DAR Chapter Honors Blinded Vets in Georgia
Moved to acknowledge the sacrifices of veterans who have lost their sight, the Hightower Trail Chapter of the National Society Daughters of the American Revolution (NSDAR) recently raised sufficient funds to purchase and donate a tactile Braille American Flag plaque that was installed on the slanted top of a granite pedestal.
The chapter, located in Canton, Georgia, had the monument placed in Memorial Park of nearby Woodstock in Cherokee County on Veterans Day 2013. Woodstock is situated approximately 30 miles north of Atlanta.

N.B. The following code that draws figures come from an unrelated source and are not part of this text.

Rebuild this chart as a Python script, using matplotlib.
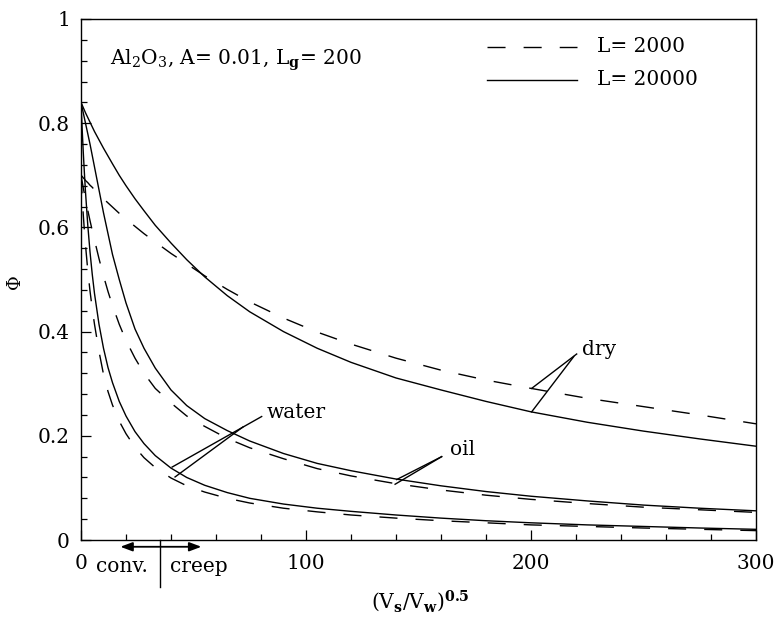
import matplotlib
matplotlib.use('Agg')
import matplotlib.pyplot as plt
from matplotlib.ticker import MultipleLocator, FixedLocator

plt.rcParams['font.family'] = ['DejaVu Serif']
plt.rcParams['mathtext.fontset'] = 'dejavuserif'
plt.rcParams['lines.scale_dashes'] = False

# ---- data ----
x = [0, 0.5, 1, 1.5, 2, 3, 4, 5, 6, 8, 10, 12, 14, 17, 20, 24, 28, 33, 40, 47, 55,
     65, 75, 90, 105, 120, 140, 160, 180, 200, 225, 250, 275, 300]

dry_L20000 = [0.840, 0.835, 0.830, 0.825, 0.820, 0.811, 0.802, 0.793, 0.784, 0.768, 0.752,
              0.737, 0.722, 0.700, 0.680, 0.655, 0.632, 0.604, 0.570, 0.538, 0.505,
              0.469, 0.438, 0.400, 0.368, 0.341, 0.311, 0.288, 0.266, 0.246, 0.226,
              0.209, 0.194, 0.180]
dry_L2000 = [0.700, 0.698, 0.695, 0.693, 0.690, 0.686, 0.681, 0.677, 0.672, 0.664, 0.655,
             0.647, 0.639, 0.627, 0.616, 0.602, 0.588, 0.572, 0.550, 0.530, 0.507,
             0.481, 0.457, 0.426, 0.399, 0.376, 0.349, 0.326, 0.307, 0.291, 0.272,
             0.256, 0.240, 0.223]
oil_L20000 = [0.840, 0.830, 0.820, 0.810, 0.800, 0.780, 0.760, 0.738, 0.716, 0.672, 0.628,
              0.588, 0.548, 0.500, 0.455, 0.405, 0.368, 0.330, 0.288, 0.258, 0.233,
              0.210, 0.190, 0.166, 0.147, 0.133, 0.117, 0.104, 0.093, 0.084, 0.075,
              0.067, 0.061, 0.056]
oil_L2000 = [0.700, 0.688, 0.676, 0.665, 0.654, 0.633, 0.613, 0.594, 0.576, 0.540, 0.507,
             0.477, 0.450, 0.414, 0.383, 0.349, 0.320, 0.291, 0.263, 0.238, 0.218,
             0.195, 0.177, 0.156, 0.137, 0.123, 0.108, 0.096, 0.086, 0.078, 0.070,
             0.063, 0.058, 0.053]
water_L20000 = [0.840, 0.790, 0.745, 0.705, 0.668, 0.605, 0.553, 0.510, 0.473, 0.414, 0.368,
                0.331, 0.302, 0.266, 0.238, 0.208, 0.185, 0.162, 0.138, 0.120, 0.105,
                0.091, 0.080, 0.069, 0.061, 0.055, 0.048, 0.042, 0.037, 0.033, 0.029,
                0.026, 0.023, 0.0205]
water_L2000 = [0.700, 0.660, 0.625, 0.594, 0.566, 0.518, 0.478, 0.444, 0.414, 0.362, 0.318,
               0.285, 0.259, 0.228, 0.204, 0.178, 0.158, 0.139, 0.119, 0.104, 0.092,
               0.080, 0.071, 0.061, 0.054, 0.048, 0.042, 0.037, 0.033, 0.029, 0.026,
               0.023, 0.0205, 0.018]

x_ticks = [0, 100, 200, 300]
x_tick_labels = ['0', '100', '200', '300']
y_ticks = [0, 0.2, 0.4, 0.6, 0.8, 1.0]
y_tick_labels = ['0', '0.2', '0.4', '0.6', '0.8', '1']

legend_labels = ['L= 2000', 'L= 20000']
title_text = r'Al$_2$O$_3$, A= 0.01, L$_\mathbf{g}$= 200'

# ---- figure ----
W, H = 775, 617
fig = plt.figure(figsize=(W / 100, H / 100), dpi=100)
ax = fig.add_axes([81 / W, 1 - 540 / H, (756 - 81) / W, (540 - 19) / H])
ax.set_xlim(0, 300)
ax.set_ylim(0, 1)

dash = (0, (13, 13))
lw = 1.0
for solid, dashed in [(dry_L20000, dry_L2000), (oil_L20000, oil_L2000),
                      (water_L20000, water_L2000)]:
    ax.plot(x, solid, color='k', lw=lw, solid_capstyle='butt')
    ax.plot(x, dashed, color='k', lw=lw, linestyle=dash, dash_capstyle='butt')

ax.xaxis.set_major_locator(FixedLocator(x_ticks))
ax.set_xticklabels(x_tick_labels)
ax.yaxis.set_major_locator(FixedLocator(y_ticks))
ax.set_yticklabels(y_tick_labels)
ax.xaxis.set_minor_locator(MultipleLocator(20))
ax.yaxis.set_minor_locator(MultipleLocator(0.04))
ax.tick_params(which='both', direction='in', top=False, right=False, width=0.9)
ax.tick_params(which='major', length=7.2)
ax.tick_params(which='minor', length=4)
ax.tick_params(axis='x', pad=10, labelsize=14.5)
ax.tick_params(axis='y', pad=8, labelsize=14.5)
for s in ax.spines.values():
    s.set_linewidth(1.0)

fs = 14.5
# title text
ax.text(12.9, 0.912, title_text, fontsize=fs, va='baseline', ha='left')

# legend (manual)
ax.plot([180.3, 220.3], [0.947, 0.947], color='k', lw=lw, linestyle=dash)
ax.plot([180.3, 220.3], [0.883, 0.883], color='k', lw=lw)
ax.text(229.2, 0.947, legend_labels[0], fontsize=fs, va='center', ha='left')
ax.text(229.2, 0.883, legend_labels[1], fontsize=fs, va='center', ha='left')

# curve labels with leader lines
ax.text(222.5, 0.355, 'dry', fontsize=fs, va='baseline', ha='left')
ax.plot([220.3, 200.3], [0.357, 0.291], color='k', lw=lw)
ax.plot([219.0, 200.3], [0.352, 0.246], color='k', lw=lw)

ax.text(164, 0.163, 'oil', fontsize=fs, va='baseline', ha='left')
ax.plot([160.3, 140.3], [0.160, 0.116], color='k', lw=lw)
ax.plot([160.3, 139.6], [0.160, 0.107], color='k', lw=lw)

ax.text(82.5, 0.234, 'water', fontsize=fs, va='baseline', ha='left')
ax.plot([80.3, 40.5], [0.237, 0.140], color='k', lw=lw)
ax.plot([72.0, 41.8], [0.217, 0.121], color='k', lw=lw)

# conv./creep marker below the axis
ax.text(18.4, -0.061, 'conv.', fontsize=fs, va='baseline', ha='center')
ax.text(52.5, -0.061, 'creep', fontsize=fs, va='baseline', ha='center')
ax.annotate('', xy=(17.5, -0.013), xytext=(53.5, -0.013),
            arrowprops=dict(arrowstyle='<|-|>,head_length=0.4,head_width=0.15',
                            color='k', lw=1.3, mutation_scale=18,
                            shrinkA=0, shrinkB=0),
            annotation_clip=False)
ax.plot([35.1, 35.1], [0.0, -0.09], color='k', lw=lw, clip_on=False)

# axis labels
fig.text(420 / W, 1 - 608 / H, r'(V$_\mathbf{s}$/V$_\mathbf{w}$)$^\mathbf{0.5}$',
         fontsize=14.5, ha='center', va='baseline')
fig.text(15 / W, 1 - 282 / H, 'Φ', fontsize=13, rotation=90, ha='center', va='center')

fig.savefig('out.png', dpi=100)
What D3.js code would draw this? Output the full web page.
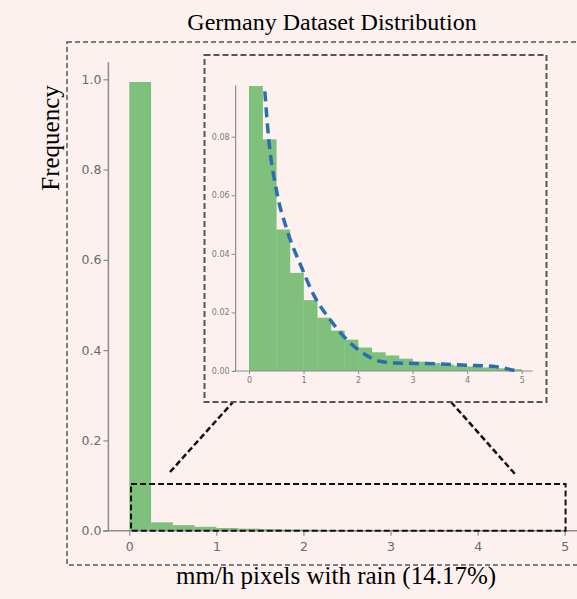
<!DOCTYPE html>
<html>
<head>
<meta charset="utf-8">
<script src="https://cdn.jsdelivr.net/npm/d3@7"></script>
<style>
  body { margin: 0; background: #fcf1ef; }
  svg { display: block; }
  .tick text { font-family: "DejaVu Sans", sans-serif; }
</style>
</head>
<body>
<div id="chart"></div>
<script>
// histogram bins (mm/h), left edges, width 0.25
var binStarts = [0, 0.25, 0.5, 0.75, 1, 1.25, 1.5, 1.75, 2, 2.25, 2.5, 2.75, 3, 3.25, 3.5, 3.75, 4, 4.25, 4.5, 4.75];
var binWidth = 0.25;

// main histogram frequency
var mainFreq = [0.994, 0.0186, 0.0124, 0.0087, 0.006, 0.0045, 0.0034, 0.0026, 0.002, 0.0015,
                0.0012, 0.001, 0.0008, 0.0006, 0.0005, 0.0004, 0.0003, 0.0003, 0.0002, 0.0001];

// zoomed histogram frequency (inset)
var insetFreq = [0.0973, 0.0791, 0.0483, 0.0335, 0.0242, 0.0182, 0.0138, 0.0107, 0.008, 0.0064,
                 0.0053, 0.0042, 0.0032, 0.0027, 0.0022, 0.0018, 0.0015, 0.0012, 0.0009, 0.0006];

// fitted curve (dashed blue)
var fitX = [0.29, 0.36, 0.5, 0.7, 0.95, 1.2, 1.5, 1.8, 2.1, 2.4, 2.7, 3.0, 3.5, 4.0, 4.5, 4.9];
var fitY = [0.0955, 0.0795, 0.062, 0.048, 0.036, 0.0255, 0.0172, 0.0106, 0.006, 0.0033, 0.0027, 0.0026, 0.0024, 0.002, 0.0015, 0.0];

var mainYTicks = [0, 0.2, 0.4, 0.6, 0.8, 1.0];
var mainXTicks = [0, 1, 2, 3, 4, 5];
var insetYTicks = [0, 0.02, 0.04, 0.06, 0.08];
var insetXTicks = [0, 1, 2, 3, 4, 5];

var W = 577, H = 599;
var barColor = "#80c07d", fitColor = "#2b6db3", axisColor = "#8c8c8c";

var svg = d3.select("#chart").append("svg")
    .attr("width", W)
    .attr("height", H);

svg.append("rect").attr("width", W).attr("height", H).attr("fill", "#fcf1ef");

// title
svg.append("text")
    .attr("x", 332).attr("y", 30)
    .attr("text-anchor", "middle")
    .style("font-family", "Liberation Serif, serif")
    .style("font-size", "24px")
    .text("Germany Dataset Distribution");

// outer dashed frame
svg.append("rect")
    .attr("x", 67).attr("y", 42).attr("width", 530).attr("height", 523)
    .attr("fill", "none").attr("stroke", "#555").attr("stroke-width", 1.5)
    .attr("stroke-dasharray", "5,3");

// ---------- main axes ----------
var x = d3.scaleLinear().domain([0, 5]).range([129.3, 564.7]);
var y = d3.scaleLinear().domain([0, 1]).range([530.7, 79.3]);

var main = svg.append("g");

main.selectAll("rect.bar")
    .data(mainFreq)
    .enter().append("rect")
    .attr("class", "bar")
    .attr("x", (d, i) => x(binStarts[i]))
    .attr("width", (d, i) => x(binStarts[i] + binWidth) - x(binStarts[i]))
    .attr("y", d => y(d))
    .attr("height", d => y(0) - y(d))
    .attr("fill", barColor);

// spines
main.append("line")
    .attr("x1", x(-0.24)).attr("x2", x(-0.24))
    .attr("y1", y(1.038)).attr("y2", y(0))
    .attr("stroke", axisColor).attr("stroke-width", 1.5);
main.append("line")
    .attr("x1", x(-0.3)).attr("x2", x(5.4))
    .attr("y1", y(0)).attr("y2", y(0))
    .attr("stroke", axisColor).attr("stroke-width", 1.5);

var yAx = main.append("g")
    .attr("transform", "translate(" + x(-0.24) + ",0)")
    .call(d3.axisLeft(y).tickValues(mainYTicks).tickFormat(d3.format(".1f")).tickSize(5).tickPadding(2));
var xAx = main.append("g")
    .attr("transform", "translate(0," + y(0) + ")")
    .call(d3.axisBottom(x).tickValues(mainXTicks).tickFormat(d3.format("d")).tickSize(5).tickPadding(6));

[yAx, xAx].forEach(function(g) {
    g.select(".domain").remove();
    g.selectAll(".tick line").attr("stroke", axisColor).attr("stroke-width", 1.2);
    g.selectAll(".tick text").attr("fill", "#6a6a6a").style("font-size", "12.5px");
});

// axis labels
svg.append("text")
    .attr("transform", "translate(59,138) rotate(-90)")
    .attr("text-anchor", "middle")
    .style("font-family", "Liberation Serif, serif")
    .style("font-size", "25px")
    .text("Frequency");

svg.append("text")
    .attr("x", 336).attr("y", 584)
    .attr("text-anchor", "middle")
    .style("font-family", "Liberation Serif, serif")
    .style("font-size", "25px")
    .text("mm/h pixels with rain (14.17%)");

// zoom region box + connectors
svg.append("rect")
    .attr("x", x(0.02)).attr("y", 484)
    .attr("width", x(5.01) - x(0.02)).attr("height", y(0) - 484)
    .attr("fill", "none").attr("stroke", "#111").attr("stroke-width", 2)
    .attr("stroke-dasharray", "6,3");

svg.append("line")
    .attr("x1", 170).attr("y1", 472).attr("x2", 233).attr("y2", 402)
    .attr("stroke", "#111").attr("stroke-width", 2.5).attr("stroke-dasharray", "6,3");
svg.append("line")
    .attr("x1", 451).attr("y1", 402).attr("x2", 515).attr("y2", 474)
    .attr("stroke", "#111").attr("stroke-width", 2.5).attr("stroke-dasharray", "6,3");

// ---------- inset ----------
svg.append("rect")
    .attr("x", 204.5).attr("y", 55).attr("width", 342).attr("height", 347)
    .attr("fill", "none").attr("stroke", "#555").attr("stroke-width", 2)
    .attr("stroke-dasharray", "6,3");

var xi = d3.scaleLinear().domain([0, 5]).range([249, 521.7]);
var yi = d3.scaleLinear().domain([0, 0.08]).range([371, 136.7]);

var inset = svg.append("g");

inset.selectAll("rect.bar")
    .data(insetFreq)
    .enter().append("rect")
    .attr("class", "bar")
    .attr("x", (d, i) => xi(binStarts[i]))
    .attr("width", (d, i) => xi(binStarts[i] + binWidth) - xi(binStarts[i]) + 0.3)
    .attr("y", d => yi(d))
    .attr("height", d => yi(0) - yi(d))
    .attr("fill", barColor);

inset.append("line")
    .attr("x1", xi(-0.245)).attr("x2", xi(-0.245))
    .attr("y1", yi(0.0975)).attr("y2", yi(0))
    .attr("stroke", axisColor).attr("stroke-width", 1.2);
inset.append("line")
    .attr("x1", xi(-0.29)).attr("x2", xi(5.2))
    .attr("y1", yi(0)).attr("y2", yi(0))
    .attr("stroke", axisColor).attr("stroke-width", 1.2);

var yiAx = inset.append("g")
    .attr("transform", "translate(" + xi(-0.245) + ",0)")
    .call(d3.axisLeft(yi).tickValues(insetYTicks).tickFormat(d3.format(".2f")).tickSize(4).tickPadding(2));
var xiAx = inset.append("g")
    .attr("transform", "translate(0," + yi(0) + ")")
    .call(d3.axisBottom(xi).tickValues(insetXTicks).tickFormat(d3.format("d")).tickSize(3).tickPadding(3));

[yiAx, xiAx].forEach(function(g) {
    g.select(".domain").remove();
    g.selectAll(".tick line").attr("stroke", axisColor).attr("stroke-width", 1);
    g.selectAll(".tick text").attr("fill", "#7a7a7a").style("font-size", "8px");
});

var fitLine = d3.line()
    .x(d => xi(d[0]))
    .y(d => yi(d[1]))
    .curve(d3.curveMonotoneX);

inset.append("path")
    .datum(fitX.map((v, i) => [v, fitY[i]]))
    .attr("d", fitLine)
    .attr("fill", "none")
    .attr("stroke", fitColor)
    .attr("stroke-width", 3.5)
    .attr("stroke-dasharray", "10,6");
</script>
</body>
</html>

Braille American flag monument, engraved with names of key supporting individuals and organizations, recognizes sacrifices of American veterans with vision loss.
“We did a tribute to three of our still living World War II veterans in December 2012 on Pearl Harbor Day,” said Chapter Regent Loriann White. “The idea for the recognition of blinded veterans came from that positive experience.”
White said that the purpose of the donation was three-fold: to promote awareness of the nation’s blind and visually impaired veterans as well as those who may live nearby; to motivate the general community to more fully appreciate the nation’s emblem of freedom and the sacrifices of veterans who have valiantly fought for those liberties; and to pay tribute to those who have defended the country and who may now feel the raised language of freedom on its face.
The monument is a topaz blue granite structure 36 inches high and 17 inches wide. Funding came, in part, from the efforts of the newly formed Cherokee Rose Society of the Children of the American Revolution consisting of the children and grandchildren of NSDAR members.
In a November 27 letter to the editor published in The Cherokee Ledger-News, White used figures she obtained from BVA to illustrate the prevalence of vision loss among older veterans as well as those medically evacuated from Iraq and Afghanistan during Operation Iraqi Freedom and Operation Enduring Freedom.